Is the short walk mainly for hikers?
No. Its main purpose is to add close-up scale and interpretation, and it can be selected for low to moderate fitness rather than for athletic challenge.
Will we see the same landmarks from the air and on foot?
Not necessarily, and that is usually better. The strongest plans pair the aerial overview with a ground route that adds a different angle or a more intimate canyon detail.
Can older parents still benefit from the combo?
Yes, if the ground segment is chosen honestly for their mobility level. A shorter, flatter route often gives them far more payoff than trying to force a famous longer hike.
Does adding a guide make the day more complicated?
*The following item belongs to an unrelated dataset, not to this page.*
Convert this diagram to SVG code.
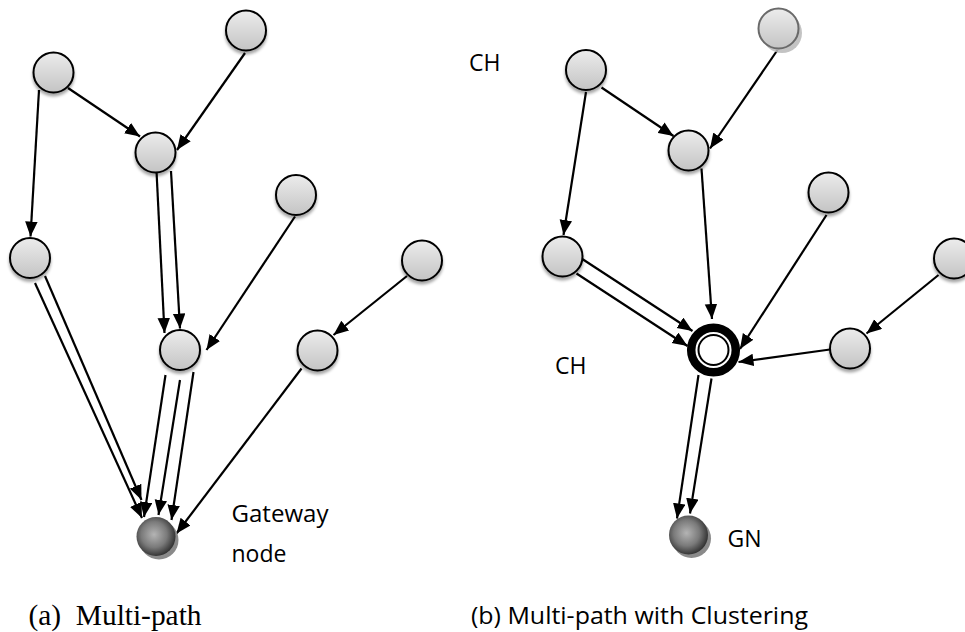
<svg xmlns="http://www.w3.org/2000/svg" width="965" height="632" viewBox="0 0 965 632">
  <defs>
    <linearGradient id="nodeFill" x1="0" y1="0" x2="0" y2="1">
      <stop offset="0" stop-color="#ececec"/>
      <stop offset="1" stop-color="#c4c4c4"/>
    </linearGradient>
    <radialGradient id="gwFill" cx="0.45" cy="0.45" r="0.6">
      <stop offset="0" stop-color="#b4b4b4"/>
      <stop offset="0.55" stop-color="#7a7a7a"/>
      <stop offset="1" stop-color="#262626"/>
    </radialGradient>
    <filter id="shadow" x="-40%" y="-40%" width="180%" height="190%">
      <feDropShadow dx="0" dy="3" stdDeviation="1.8" flood-color="#000" flood-opacity="0.35"/>
    </filter>
    <marker id="arrow" markerUnits="userSpaceOnUse" markerWidth="16" markerHeight="13" refX="15" refY="6.25" orient="auto">
      <path d="M0,0 L15,6.25 L0,12.5 z" fill="#000"/>
    </marker>
    <style>
      .node { fill: url(#nodeFill); stroke: #000; stroke-width: 2; filter: url(#shadow); }
      .edge { stroke: #000; stroke-width: 2.2; fill: none; marker-end: url(#arrow); }
      .lbl { font-family: "Open Sans", "Liberation Sans", sans-serif; font-size: 23px; fill: #000; }
      .cap-serif { font-family: "Liberation Serif", serif; font-size: 29px; fill: #000; white-space: pre; }
    </style>
  </defs>

  <!-- connectors -->
  <g id="connectors">
    <!-- (a) multi-path -->
    <line class="edge" x1="68" y1="88" x2="140" y2="136.5"/>
    <line class="edge" x1="245" y1="53" x2="177" y2="150"/>
    <line class="edge" x1="39" y1="90" x2="30.5" y2="236.5"/>
    <line class="edge" x1="156.5" y1="171" x2="164.5" y2="333"/>
    <line class="edge" x1="171" y1="171" x2="180" y2="328.5"/>
    <line class="edge" x1="295" y1="216.5" x2="206.5" y2="350"/>
    <line class="edge" x1="407" y1="276" x2="333.5" y2="335"/>
    <line class="edge" x1="35" y1="283" x2="142" y2="518"/>
    <line class="edge" x1="45" y1="276" x2="141.5" y2="500"/>
    <line class="edge" x1="165.5" y1="375" x2="144" y2="517"/>
    <line class="edge" x1="180" y1="380" x2="158.5" y2="515"/>
    <line class="edge" x1="193.5" y1="372" x2="171.5" y2="520"/>
    <line class="edge" x1="301.5" y1="368.5" x2="176.5" y2="533.5"/>

    <!-- (b) multi-path with clustering -->
    <line class="edge" x1="601.5" y1="87.5" x2="673.5" y2="136"/>
    <line class="edge" x1="777.5" y1="50" x2="710" y2="148.5"/>
    <line class="edge" x1="586" y1="92" x2="563.5" y2="235"/>
    <line class="edge" x1="701.5" y1="168.5" x2="712" y2="319"/>
    <line class="edge" x1="826.5" y1="215" x2="740" y2="349"/>
    <line class="edge" x1="938.5" y1="275" x2="866.5" y2="333.5"/>
    <line class="edge" x1="830" y1="349.5" x2="738.5" y2="362"/>
    <line class="edge" x1="581.5" y1="258.5" x2="692.5" y2="331"/>
    <line class="edge" x1="576.5" y1="273.5" x2="687.5" y2="346"/>
    <line class="edge" x1="698.5" y1="375" x2="677" y2="518.5"/>
    <line class="edge" x1="711.5" y1="378.5" x2="690" y2="513.5"/>
  </g>

  <!-- (a) nodes -->
  <g id="a-n1"><circle class="node" cx="246" cy="30.5" r="20"/></g>
  <g id="a-n2"><circle class="node" cx="53.5" cy="72.5" r="20"/></g>
  <g id="a-n3"><circle class="node" cx="155.5" cy="152.5" r="20"/></g>
  <g id="a-n4"><circle class="node" cx="296" cy="195" r="20"/></g>
  <g id="a-n5"><circle class="node" cx="30" cy="258" r="20"/></g>
  <g id="a-n6"><circle class="node" cx="422" cy="260.5" r="20"/></g>
  <g id="a-n7"><circle class="node" cx="180" cy="350" r="20"/></g>
  <g id="a-n8"><circle class="node" cx="317.5" cy="350.5" r="20"/></g>
  <g id="a-gateway">
    <circle cx="159" cy="540" r="19.5" fill="#8a8a8a"/>
    <circle cx="156" cy="536.5" r="19.5" fill="url(#gwFill)"/>
    <text class="lbl" x="231.5" y="521.5" textLength="97" lengthAdjust="spacingAndGlyphs">Gateway</text>
    <text class="lbl" x="231.5" y="561.5">node</text>
  </g>

  <!-- (b) nodes -->
  <g id="b-n1">
    <circle cx="782" cy="33" r="20" fill="#b8b8b8" opacity="0.85"/>
    <circle cx="778.5" cy="28.5" r="20" fill="url(#nodeFill)" stroke="#6a6a6a" stroke-width="2"/>
  </g>
  <g id="b-n2"><circle class="node" cx="586" cy="70" r="20"/></g>
  <g id="b-n3"><circle class="node" cx="688.5" cy="150.5" r="20"/></g>
  <g id="b-n4"><circle class="node" cx="828.5" cy="192.5" r="20"/></g>
  <g id="b-n5"><circle class="node" cx="562.5" cy="256.5" r="20"/></g>
  <g id="b-n6"><circle class="node" cx="954" cy="258.5" r="20"/></g>
  <g id="b-n7"><circle class="node" cx="850" cy="348.5" r="20"/></g>
  <g id="b-ch">
    <circle cx="713.5" cy="350" r="22.3" fill="#fff" stroke="#000" stroke-width="8.5"/>
    <circle cx="713.5" cy="350" r="15" fill="#fff" stroke="#000" stroke-width="2"/>
  </g>
  <g id="b-gn">
    <circle cx="691.5" cy="538.5" r="19.5" fill="#8a8a8a"/>
    <circle cx="688.5" cy="535" r="19.5" fill="url(#gwFill)"/>
    <text class="lbl" x="727.5" y="546.5">GN</text>
  </g>

  <!-- cluster-head labels -->
  <text class="lbl" x="469" y="71">CH</text>
  <text class="lbl" x="555" y="374">CH</text>

  <!-- captions -->
  <text class="cap-serif" x="28.5" y="625" textLength="173" lengthAdjust="spacingAndGlyphs">(a)  Multi-path</text>
  <text class="lbl" x="471" y="623.5" font-size="25" textLength="337" lengthAdjust="spacingAndGlyphs">(b) Multi-path with Clustering</text>
</svg>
Usually the opposite. A guide helps sequence transfers, access, and pacing so you are not solving shuttle, parking, and route choices on the fly.
When is flight-only the smarter choice?
It makes sense when your goal is purely scenic coverage from above or when you already have a substantial ground hike elsewhere in the trip.
What makes a “short walk” a good one after a scenic flight?
It should be clearly described, realistic for the slowest traveler, and selected to add something the air segment could not provide.
What details should we send before requesting a plan?
Share group size, age range, starting point, available time, and walking comfort. Those details matter more than broad statements about wanting easy views.